The tradeoff is that sandy loam holds less water overall. It stores about 1.25 to 1.75 inches of plant-available water per foot of soil depth. Compare that to clay loams, which hold 1.75 to 2.50 inches per foot, and you can see why sandy loam dries out faster. Plants growing in sandy loam need more frequent watering, but each session can be lighter. A common recommendation for landscapes on sandy loam is to irrigate twice per week with about half an inch of water each time, rather than soaking deeply once a week as you might with heavier soils.

Nutrient Retention and Fertility

Sandy loam’s ability to hold nutrients is moderate. Soil scientists measure this using cation exchange capacity (CEC), which essentially describes how well soil particles can grab and store the positively charged nutrients plants need, like calcium, magnesium, and potassium. Sandy loam typically falls in the loam range of 10 to 15 meq/100g, well above pure sand (3 to 5) but below clay-rich soils.

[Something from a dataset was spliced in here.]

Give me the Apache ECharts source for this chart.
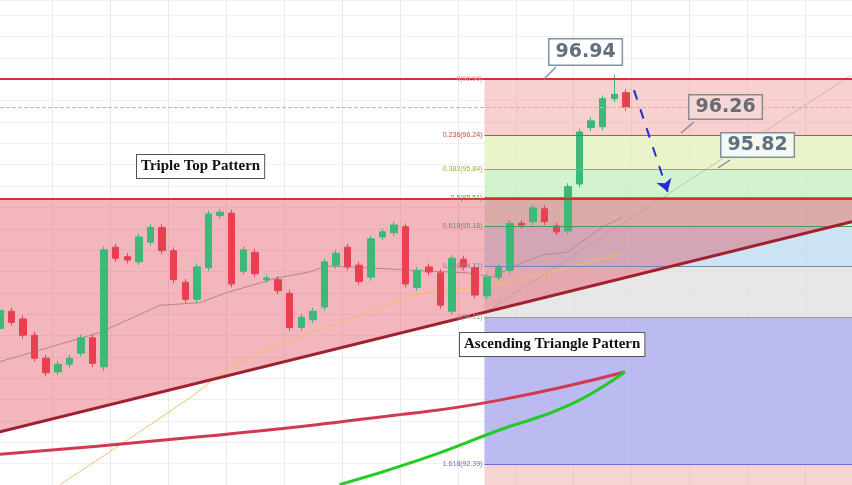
<!DOCTYPE html><html><head><meta charset="utf-8"><script src="https://cdn.jsdelivr.net/npm/echarts@6/dist/echarts.min.js"></script>
<style>html,body{margin:0;padding:0;background:#fff;overflow:hidden;width:852px;height:485px}#c{position:absolute;left:-6px;top:0;width:858px;height:485px}</style></head><body><div id="c"></div><script>
// OHLC: [open, close]
const openClose = [[93.98,94.19],[94.18,94.05],[94.09,93.90],[93.90,93.63],[93.63,93.46],[93.47,93.56],[93.56,93.63],[93.69,93.87],[93.87,93.57],[93.53,94.90],
[94.93,94.80],[94.82,94.78],[94.76,95.05],[94.99,95.16],[95.16,94.89],[94.89,94.55],[94.52,94.32],[94.32,94.70],[94.69,95.32],[95.30,95.34],
[95.33,94.50],[94.65,94.90],[94.87,94.62],[94.55,94.57],[94.55,94.42],[94.39,93.99],[93.99,94.11],[94.08,94.18],[94.23,94.76],[94.72,94.86],
[94.93,94.70],[94.72,94.53],[94.58,95.03],[95.05,95.11],[95.10,95.19],[95.17,94.50],[94.46,94.66],[94.70,94.64],[94.63,94.25],[94.18,94.80],
[94.79,94.70],[94.69,94.37],[94.36,94.58],[94.58,94.69],[94.66,95.21],[95.21,95.19],[95.23,95.39],[95.38,95.23],[95.18,95.11],[95.12,95.64],
[95.67,96.28],[96.33,96.41],[96.34,96.67],[96.67,96.72],[96.74,96.57]];
const wickExtra = 0.04;
const grayMA = [[0,93.59],[8.6,93.93],[13.8,94.25],[17.2,94.28],[19.6,94.40],[23.9,94.57],[26.7,94.64],[28.2,94.71],[31.6,94.69],[35.6,94.66],[40.3,94.63],[42.5,94.58],[44.2,94.70],[46.8,94.84],[48.9,94.87],[52,95.17],[53.7,95.28]];
const orangeMA = [[5.2,92.15],[16.1,93.14],[20.1,93.53],[25.9,93.88],[31.6,94.16],[35.9,94.37],[40.3,94.45],[42.8,94.49],[53.7,94.86]];
const redMA = [[-0.5,92.50],[17.2,92.71],[34.5,92.97],[43.1,93.14],[53.9,93.47]];
const greenMA = [[29.3,92.15],[36.2,92.44],[43.1,92.79],[49.1,93.08],[53.9,93.47]];
const fibLevels = [0,0.236,0.382,0.5,0.618,0.786,1,1.618];
const fibPrices = [96.90,96.24,95.84,95.51,95.18,94.71,94.11,92.39];
const fibColors = ['#e88','#d44','#aab030','#55a040','#4a9a60','#6a8ab0','#999','#6a6ad0'];
const fibFills = ['rgba(240,150,150,0.45)','rgba(225,240,180,0.7)','rgba(200,240,195,0.8)','rgba(190,225,200,0.6)','rgba(190,220,240,0.8)','rgba(225,225,225,0.8)','rgba(175,175,240,0.85)','rgba(240,170,170,0.5)'];
const resistance = 95.50, topLine = 96.90, currentPrice = 96.57;
const triStart = [-0.5,92.75], triEnd = [73.5,95.23];
const fibStart = 41.8, xMax = 73.5, yMin = 92.146, yMax = 97.825;
const dotted = [[41.8,94.16],[73.5,96.95]];
const arrow = [[54.7,96.77],[57.6,95.58]];
const cats = Array.from({length:74},(_,i)=>i);
const ohlc = openClose.map(([o,c])=>[o,c,Math.min(o,c)-wickExtra,Math.max(o,c)+wickExtra]);
ohlc[53][3]=96.95; ohlc[9][2]=93.48;

const fibAreas = fibPrices.map((p,i)=>[{xAxis:fibStart,yAxis:p},{xAxis:xMax,yAxis:i<fibPrices.length-1?fibPrices[i+1]:yMin,itemStyle:{color:fibFills[i]}}]);
const fibLines = fibPrices.map((p,i)=>[{coord:[fibStart,p],lineStyle:{color:fibColors[i]},label:{formatter:fibLevels[i]+'('+p.toFixed(2)+')',color:fibColors[i]}},{coord:[xMax,p]}]);

const chart = echarts.init(document.getElementById('c'));
const dx = 6;
chart.setOption({
 animation:false,
 grid:{left:0,right:0,top:0,bottom:0},
 xAxis:[{type:'category',data:cats,show:false,boundaryGap:true},
        {type:'value',min:-0.5,max:xMax,interval:5,axisLabel:{show:false},axisLine:{show:false},axisTick:{show:false},splitLine:{show:true,lineStyle:{color:'#eaeaea'}}}],
 yAxis:{type:'value',min:yMin,max:yMax,axisLabel:{show:false},axisLine:{show:false},axisTick:{show:false},splitLine:{show:true,lineStyle:{color:'#f0f0f0'}},interval:0.25},
 series:[
  {type:'line',xAxisIndex:1,data:[],markArea:{silent:true,data:fibAreas},
   markLine:{silent:true,symbol:'none',lineStyle:{type:'solid',width:1},label:{position:'start',fontSize:7,distance:2},data:fibLines}},
  {type:'custom',xAxisIndex:1,renderItem:(p,api)=>{
     const pts=[api.coord([triStart[0],resistance]),api.coord([triEnd[0],resistance]),api.coord(triEnd),api.coord(triStart)];
     return {type:'polygon',shape:{points:pts},style:{fill:'rgba(225,80,95,0.42)'}};
   },data:[0],z:1},
  {type:'line',xAxisIndex:1,data:[],markLine:{silent:true,symbol:'none',label:{show:false},data:[
     [{coord:[-0.5,topLine],lineStyle:{color:'#d83030',width:2,type:'solid'}},{coord:[xMax,topLine]}],
     [{coord:[-0.5,resistance],lineStyle:{color:'#d83030',width:2,type:'solid'}},{coord:[xMax,resistance]}],
     [{coord:[-0.5,currentPrice],lineStyle:{color:'#f0a0a0',width:1,type:'dashed'}},{coord:[xMax,currentPrice]}],
     [{coord:triStart,lineStyle:{color:'#a02030',width:3,type:'solid'}},{coord:triEnd}]
  ]}},
  {type:'line',xAxisIndex:1,data:grayMA,symbol:'none',lineStyle:{color:'#b08888',width:1},z:3},
  {type:'line',xAxisIndex:1,data:orangeMA,symbol:'none',smooth:true,lineStyle:{color:'#f0c060',width:1},z:3},
  {type:'line',xAxisIndex:1,data:redMA,symbol:'none',smooth:true,lineStyle:{color:'#d03a50',width:3},z:3},
  {type:'line',xAxisIndex:1,data:greenMA,symbol:'none',smooth:true,lineStyle:{color:'#22cc22',width:3},z:3},
  {type:'line',xAxisIndex:1,data:dotted,symbol:'none',lineStyle:{color:'#999',width:1,type:'dotted'},z:3},
  {type:'line',xAxisIndex:1,data:[],z:5,markLine:{silent:true,symbol:['none','arrow'],symbolSize:12,label:{show:false},
     lineStyle:{color:'#2030d0',width:2,type:[10,10]},data:[[{coord:arrow[0]},{coord:arrow[1]}]]}},
  {type:'candlestick',xAxisIndex:0,data:ohlc,barWidth:7,itemStyle:{color:'#3cb878',color0:'#e84050',borderColor:'#3cb878',borderColor0:'#e84050',borderWidth:1},z:4}
 ],
 graphic:[
  {type:'text',left:136+dx,top:154,z:10,style:{text:'Triple Top Pattern',font:'bold 15px "Liberation Serif"',fill:'#111',backgroundColor:'#fff',borderColor:'#555',borderWidth:1,padding:[4,4]}},
  {type:'text',left:459+dx,top:332,z:10,style:{text:'Ascending Triangle Pattern',font:'bold 15px "Liberation Serif"',fill:'#111',backgroundColor:'#fff',borderColor:'#555',borderWidth:1,padding:[4,4]}},
  {type:'text',left:548+dx,top:38,z:10,style:{text:'96.94',font:'bold 19px "DejaVu Sans"',fill:'#607080',backgroundColor:'#fff',borderColor:'#8090a0',borderWidth:1.5,padding:[3,6]}},
  {type:'line',z:10,shape:{x1:556+dx,y1:67,x2:544+dx,y2:79},style:{stroke:'#8090a0',lineWidth:1.5}},
  {type:'text',left:688+dx,top:94,z:10,style:{text:'96.26',font:'bold 19px "DejaVu Sans"',fill:'#6a6a70',backgroundColor:'rgba(245,215,215,1)',borderColor:'#8a8a90',borderWidth:1.5,padding:[2,6]}},
  {type:'line',z:10,shape:{x1:694+dx,y1:122,x2:681+dx,y2:133},style:{stroke:'#8a8a90',lineWidth:1.5}},
  {type:'text',left:720+dx,top:132,z:10,style:{text:'95.82',font:'bold 19px "DejaVu Sans"',fill:'#607080',backgroundColor:'#f4f8ee',borderColor:'#8090a0',borderWidth:1.5,padding:[2,6]}},
  {type:'line',z:10,shape:{x1:730+dx,y1:160,x2:718+dx,y2:168},style:{stroke:'#8090a0',lineWidth:1.5}}
 ]
});
</script></body></html>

What this means for you: sandy loam won’t leach nutrients as quickly as sand, but it still loses them faster than clay. Adding organic matter, such as compost or aged manure, is the single most effective way to boost nutrient retention. Organic matter acts like a sponge for both water and nutrients, and it increases CEC directly. If you’re gardening in sandy loam, plan on amending with compost regularly rather than relying on the soil’s natural fertility alone. Smaller, more frequent fertilizer applications also work better than large doses, which tend to wash through before roots can absorb them.

Root Growth and Soil Density

Sandy loam is naturally loose and easy for roots to penetrate. Its ideal bulk density for plant growth is below 1.40 g/cm³, and roots don’t start struggling until density reaches about 1.63 g/cm³. Above 1.80 g/cm³, root growth becomes severely restricted. For comparison, clay soils hit that restriction point much sooner because their fine particles pack together more tightly.

This loose structure is why sandy loam is forgiving for new gardeners. It’s easy to dig, rarely forms hard crusts on the surface, and warms up faster in spring because it holds less water. Seeds germinate more readily, and root vegetables like carrots, potatoes, and radishes develop straighter, more uniform shapes without fighting compacted soil. The flip side is that sandy loam compacts more easily under heavy foot traffic or machinery, so raised beds or defined pathways help preserve that open structure over time.

How to Identify Sandy Loam by Feel

You don’t need a lab test to identify sandy loam. The ribbon test is a quick field method used by soil scientists and gardeners alike. Grab a small handful of moist soil, squeeze it into a ball, then push it between your thumb and forefinger to form a flat ribbon.

Sandy loam produces a short ribbon, only about 15 to 20 millimeters (roughly three-quarters of an inch) before it breaks apart. The ball will barely hold together and feel very gritty, with individual sand grains visible on the surface. If your ribbon stretches longer than an inch, you’re likely dealing with a loam or clay loam. If the soil won’t form a ball at all, it’s closer to pure sand.

Best Uses for Sandy Loam

Sandy loam is the preferred soil for most vegetable gardens, lawns, and fruit orchards. Root crops thrive in it because the loose texture allows easy expansion underground. Herbs like rosemary, thyme, and lavender, which are native to well-drained Mediterranean soils, do especially well. Strawberries, blueberries (with pH adjustment), and most annual flowers also prefer the drainage sandy loam provides.

It’s also commonly used in construction for drainage layers, septic system drain fields, and athletic fields, specifically because water moves through it predictably and it compacts to a stable but not impenetrable density. Sports turf managers favor sandy loam because it handles heavy rain without turning into mud while still supporting a dense root system in the grass.

Improving Sandy Loam Over Time

Sandy loam is already a strong starting point, but it benefits from consistent organic matter additions. Spreading 2 to 3 inches of compost over garden beds once or twice a year and working it into the top several inches gradually increases both water-holding capacity and nutrient retention. Mulching with organic materials like shredded leaves or straw serves double duty: it reduces evaporation from the surface and breaks down slowly into the soil below.

Cover cropping is another effective strategy, particularly for larger areas. Planting clover, rye, or other cover crops during the off-season adds organic matter through root growth and prevents the nutrients already in your soil from leaching away during heavy rains. Over several seasons, these practices can shift sandy loam’s water-holding capacity toward the higher end of its range, closing the gap with heavier soils without sacrificing the drainage that makes sandy loam so useful in the first place.